SUPPLIED INFORMATION start

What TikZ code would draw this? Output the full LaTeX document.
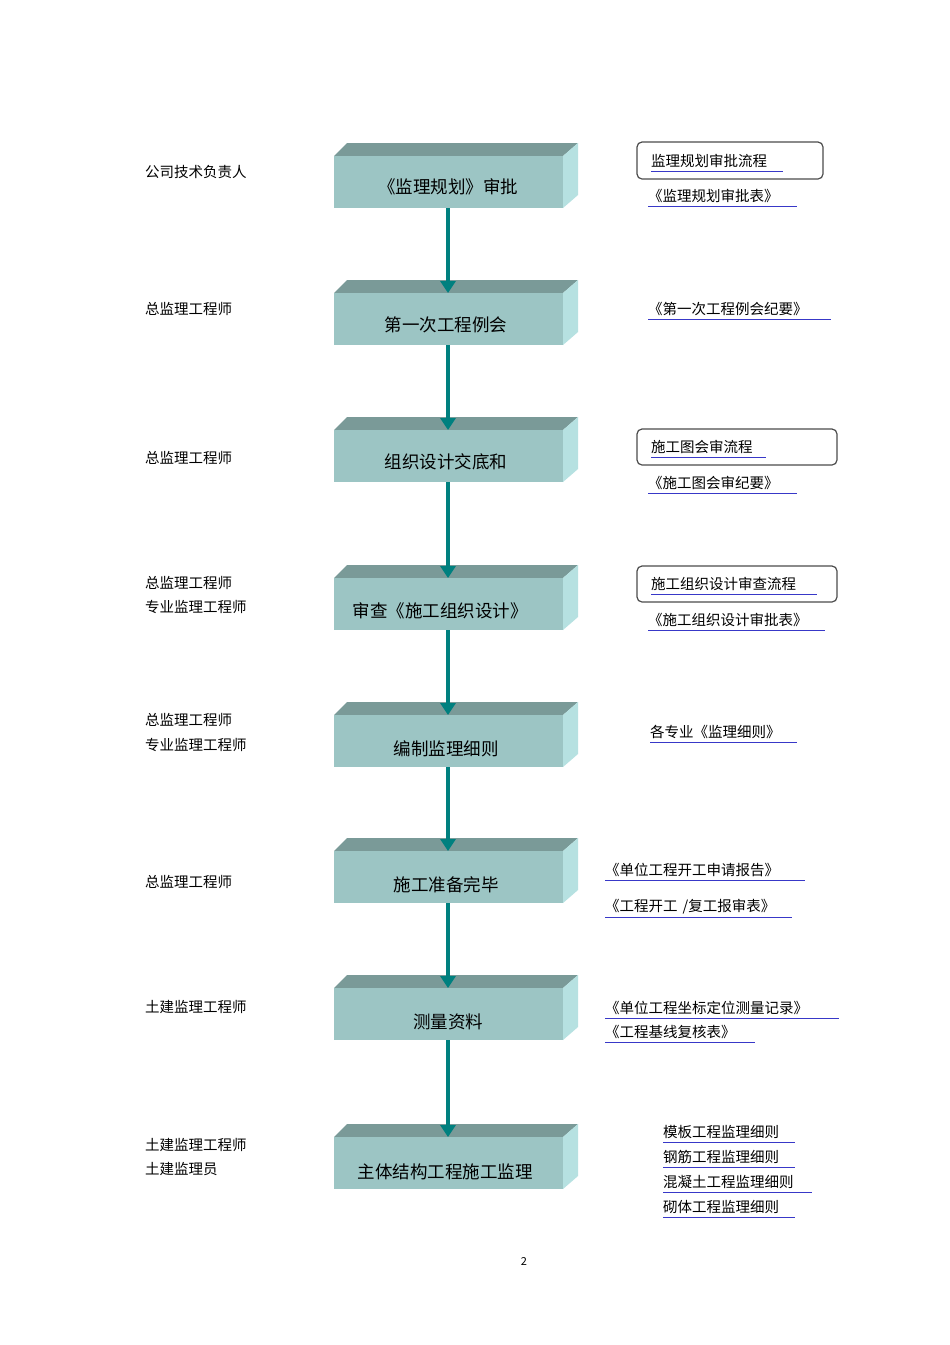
\documentclass[tikz,border=0pt]{standalone}
\usepackage{fontspec}
\setmainfont{Noto Sans CJK SC}
\usetikzlibrary{arrows.meta}
\definecolor{ftop}{HTML}{7A9A98}
\definecolor{ffront}{HTML}{9CC5C4}
\definecolor{fside}{HTML}{B6E1E1}
\definecolor{arr}{HTML}{00807F}
\definecolor{ul}{HTML}{3838C8}
\tikzset{
  lbl/.style={anchor=west,inner sep=0,font=\fontsize{14.5}{14.5}\selectfont},
  rtx/.style={anchor=west,inner sep=0,font=\fontsize{14.5}{14.5}\selectfont},
  btx/.style={inner sep=0,font=\fontsize{17.5}{17.5}\selectfont},
  frame/.style={draw=black!70,line width=1.2pt,rounded corners=5pt},
  uline/.style={draw=ul,line width=0.9pt},
  flow/.style={draw=arr,line width=4pt,-{Triangle[length=12pt,width=15pt]}}
}
\newcommand{\cbox}[2]{% name, top y
  \fill[ftop] (334,-#2-13) -- (347,-#2) -- (578,-#2) -- (563,-#2-13) -- cycle;
  \fill[fside] (563,-#2-13) -- (578,-#2) -- (578,-#2-52) -- (563,-#2-65) -- cycle;
  \fill[ffront] (334,-#2-13) rectangle (563,-#2-65);
  \coordinate (#1top) at (448,-#2-13);
  \coordinate (#1bot) at (448,-#2-65);
}
\begin{document}
\begin{tikzpicture}[x=1pt,y=1pt]
\useasboundingbox (0,0) rectangle (950,-1345);
\fill[white] (0,0) rectangle (950,-1345);
\cbox{b1}{143}
\cbox{b2}{280}
\cbox{b3}{417}
\cbox{b4}{565}
\cbox{b5}{702}
\cbox{b6}{838}
\cbox{b7}{975}
\cbox{b8}{1124}
\node[btx] (t1) at (448,-187) {《监理规划》审批};
\node[btx] (t2) at (446,-325) {第一次工程例会};
\node[btx] (t3) at (446,-462) {组织设计交底和};
\node[btx] (t4) at (440,-611) {审查《施工组织设计》};
\node[btx] (t5) at (446,-749) {编制监理细则};
\node[btx] (t6) at (446,-885) {施工准备完毕};
\node[btx] (t7) at (448,-1022) {测量资料};
\node[btx] (t8) at (445,-1172) {主体结构工程施工监理};
\draw[flow] (b1bot) -- (b2top);
\draw[flow] (b2bot) -- (b3top);
\draw[flow] (b3bot) -- (b4top);
\draw[flow] (b4bot) -- (b5top);
\draw[flow] (b5bot) -- (b6top);
\draw[flow] (b6bot) -- (b7top);
\draw[flow] (b7bot) -- (b8top);
% left labels
\node[lbl] (l1) at (145,-172) {公司技术负责人};
\node[lbl] (l2) at (145,-309) {总监理工程师};
\node[lbl] (l3) at (145,-458) {总监理工程师};
\node[lbl] (l4a) at (145,-583) {总监理工程师};
\node[lbl] (l4b) at (145,-607) {专业监理工程师};
\node[lbl] (l5a) at (145,-720) {总监理工程师};
\node[lbl] (l5b) at (145,-745) {专业监理工程师};
\node[lbl] (l6) at (145,-882) {总监理工程师};
\node[lbl] (l7) at (145,-1007) {土建监理工程师};
\node[lbl] (l8a) at (145,-1145) {土建监理工程师};
\node[lbl] (l8b) at (145,-1169) {土建监理员};
% right side
\draw[frame] (637,-142) rectangle (823,-179);
\draw[frame] (637,-429) rectangle (837,-465);
\draw[frame] (637,-566) rectangle (837,-602);
\newcommand{\rt}[5]{\node[rtx] (#1) at (#2,-#3) {#5}; \draw[uline] (#2,-#3-10) -- (#4,-#3-10);}
\rt{r1a}{651}{161}{783}{监理规划审批流程}
\rt{r1b}{648}{196}{797}{《监理规划审批表》}
\rt{r2}{648}{309}{831}{《第一次工程例会纪要》}
\rt{r3a}{651}{447}{766}{施工图会审流程}
\rt{r3b}{648}{483}{797}{《施工图会审纪要》}
\rt{r4a}{651}{584}{817}{施工组织设计审查流程}
\rt{r4b}{648}{620}{825}{《施工组织设计审批表》}
\rt{r5}{650}{732}{797}{各专业《监理细则》}
\rt{r6a}{605}{870}{805}{《单位工程开工申请报告》}
\rt{r6b}{605}{907}{792}{《工程开工\hspace{5pt}/复工报审表》}
\rt{r7a}{605}{1008}{839}{《单位工程坐标定位测量记录》}
\rt{r7b}{605}{1032}{755}{《工程基线复核表》}
\rt{r8a}{663}{1132}{795}{模板工程监理细则}
\rt{r8b}{663}{1157}{795}{钢筋工程监理细则}
\rt{r8c}{663}{1182}{812}{混凝土工程监理细则}
\rt{r8d}{663}{1207}{795}{砌体工程监理细则}
\node[inner sep=0,font=\fontsize{11}{11}\selectfont] (pg) at (524,-1261) {2};
\end{tikzpicture}
\end{document}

SUPPLIED INFORMATION end

DESCRIPTION OF THE TASK: Transcribe the whole listing exactly. Pictures are excluded.

WRITTEN RESPONSE:
What TikZ code would draw this? Output the full LaTeX document.
\documentclass[tikz,border=0pt]{standalone}
\usepackage{fontspec}
\setmainfont{Noto Sans CJK SC}
\usetikzlibrary{arrows.meta}
\definecolor{ftop}{HTML}{7A9A98}
\definecolor{ffront}{HTML}{9CC5C4}
\definecolor{fside}{HTML}{B6E1E1}
\definecolor{arr}{HTML}{00807F}
\definecolor{ul}{HTML}{3838C8}
\tikzset{
  lbl/.style={anchor=west,inner sep=0,font=\fontsize{14.5}{14.5}\selectfont},
  rtx/.style={anchor=west,inner sep=0,font=\fontsize{14.5}{14.5}\selectfont},
  btx/.style={inner sep=0,font=\fontsize{17.5}{17.5}\selectfont},
  frame/.style={draw=black!70,line width=1.2pt,rounded corners=5pt},
  uline/.style={draw=ul,line width=0.9pt},
  flow/.style={draw=arr,line width=4pt,-{Triangle[length=12pt,width=15pt]}}
}
\newcommand{\cbox}[2]{% name, top y
  \fill[ftop] (334,-#2-13) -- (347,-#2) -- (578,-#2) -- (563,-#2-13) -- cycle;
  \fill[fside] (563,-#2-13) -- (578,-#2) -- (578,-#2-52) -- (563,-#2-65) -- cycle;
  \fill[ffront] (334,-#2-13) rectangle (563,-#2-65);
  \coordinate (#1top) at (448,-#2-13);
  \coordinate (#1bot) at (448,-#2-65);
}
\begin{document}
\begin{tikzpicture}[x=1pt,y=1pt]
\useasboundingbox (0,0) rectangle (950,-1345);
\fill[white] (0,0) rectangle (950,-1345);
\cbox{b1}{143}
\cbox{b2}{280}
\cbox{b3}{417}
\cbox{b4}{565}
\cbox{b5}{702}
\cbox{b6}{838}
\cbox{b7}{975}
\cbox{b8}{1124}
\node[btx] (t1) at (448,-187) {《监理规划》审批};
\node[btx] (t2) at (446,-325) {第一次工程例会};
\node[btx] (t3) at (446,-462) {组织设计交底和};
\node[btx] (t4) at (440,-611) {审查《施工组织设计》};
\node[btx] (t5) at (446,-749) {编制监理细则};
\node[btx] (t6) at (446,-885) {施工准备完毕};
\node[btx] (t7) at (448,-1022) {测量资料};
\node[btx] (t8) at (445,-1172) {主体结构工程施工监理};
\draw[flow] (b1bot) -- (b2top);
\draw[flow] (b2bot) -- (b3top);
\draw[flow] (b3bot) -- (b4top);
\draw[flow] (b4bot) -- (b5top);
\draw[flow] (b5bot) -- (b6top);
\draw[flow] (b6bot) -- (b7top);
\draw[flow] (b7bot) -- (b8top);
% left labels
\node[lbl] (l1) at (145,-172) {公司技术负责人};
\node[lbl] (l2) at (145,-309) {总监理工程师};
\node[lbl] (l3) at (145,-458) {总监理工程师};
\node[lbl] (l4a) at (145,-583) {总监理工程师};
\node[lbl] (l4b) at (145,-607) {专业监理工程师};
\node[lbl] (l5a) at (145,-720) {总监理工程师};
\node[lbl] (l5b) at (145,-745) {专业监理工程师};
\node[lbl] (l6) at (145,-882) {总监理工程师};
\node[lbl] (l7) at (145,-1007) {土建监理工程师};
\node[lbl] (l8a) at (145,-1145) {土建监理工程师};
\node[lbl] (l8b) at (145,-1169) {土建监理员};
% right side
\draw[frame] (637,-142) rectangle (823,-179);
\draw[frame] (637,-429) rectangle (837,-465);
\draw[frame] (637,-566) rectangle (837,-602);
\newcommand{\rt}[5]{\node[rtx] (#1) at (#2,-#3) {#5}; \draw[uline] (#2,-#3-10) -- (#4,-#3-10);}
\rt{r1a}{651}{161}{783}{监理规划审批流程}
\rt{r1b}{648}{196}{797}{《监理规划审批表》}
\rt{r2}{648}{309}{831}{《第一次工程例会纪要》}
\rt{r3a}{651}{447}{766}{施工图会审流程}
\rt{r3b}{648}{483}{797}{《施工图会审纪要》}
\rt{r4a}{651}{584}{817}{施工组织设计审查流程}
\rt{r4b}{648}{620}{825}{《施工组织设计审批表》}
\rt{r5}{650}{732}{797}{各专业《监理细则》}
\rt{r6a}{605}{870}{805}{《单位工程开工申请报告》}
\rt{r6b}{605}{907}{792}{《工程开工\hspace{5pt}/复工报审表》}
\rt{r7a}{605}{1008}{839}{《单位工程坐标定位测量记录》}
\rt{r7b}{605}{1032}{755}{《工程基线复核表》}
\rt{r8a}{663}{1132}{795}{模板工程监理细则}
\rt{r8b}{663}{1157}{795}{钢筋工程监理细则}
\rt{r8c}{663}{1182}{812}{混凝土工程监理细则}
\rt{r8d}{663}{1207}{795}{砌体工程监理细则}
\node[inner sep=0,font=\fontsize{11}{11}\selectfont] (pg) at (524,-1261) {2};
\end{tikzpicture}
\end{document}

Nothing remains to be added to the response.